The "PCUSA Professors' Response" reads my argument as nostalgia for sacramental authority of the clergy. They cite the stirring Biblical claim that in Christ "there is neither Jew nor Greek, neither bond nor free, neither male nor female" (Gal. 3:28) as proof of the need for structures in the church to represent different demographic groups. The cite Neibuhr to argue that we are prone to distort all human structures with our pride and sin, including structures that were meant for good. Most importantly, they believe that “The challenge for the PCUSA in the 21st century is to figure out how to further the work of reconciliation in a world with different social realities and challenges than the world of the 20th century.”

My point exactly. The affirmative action model championed by these activist professors in their youth is outdated now. Demographic representation rules were meant to foster a consciousness that diversity is good. They worked. Now those required structures perpetuate judging people's fitness for church leadership by their race, sex, and age. Galatians 3:28 is a call for the church to get beyond the world's obsessions with ethnicity, class, and sex -- not permanently institutionalize them in the church. What we need is not nostalgia for the structures of two generations ago, but a clear focus on spiritual service to Jesus Christ and his Great Commission. We should make every effort to try to draw into the burdens of church leadership people from all backgrounds who love and competently serve the church.

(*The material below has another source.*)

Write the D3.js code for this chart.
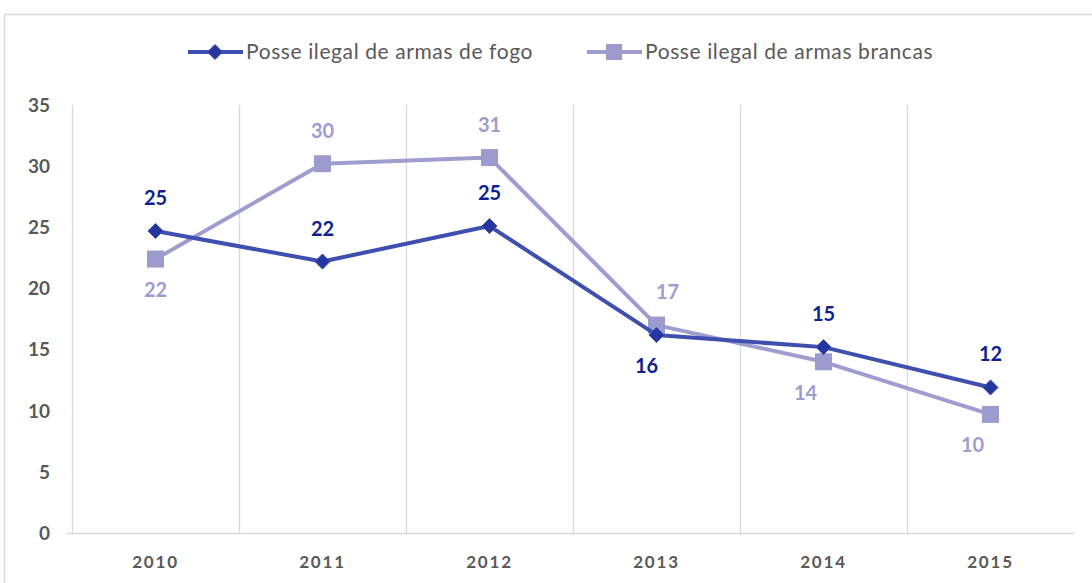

The church will always face internal competition, sometimes even conflict. What has gotten us through as a supernatural institution is our commitment to Christ and Scripture, and generous help from the Holy Spirit. What has gotten us through as a human institution is a body of leaders, both Teaching Elders and Ruling Elders, who have learned great practical wisdom about how to run Presbyterian institutions. When those leaders work together for the good of the church, we honor them as the Establishment who can be relied on in crisis. The church faces crises today, as we did in the past, and we will have to rely on our leaders in the future as much as we had to in the past.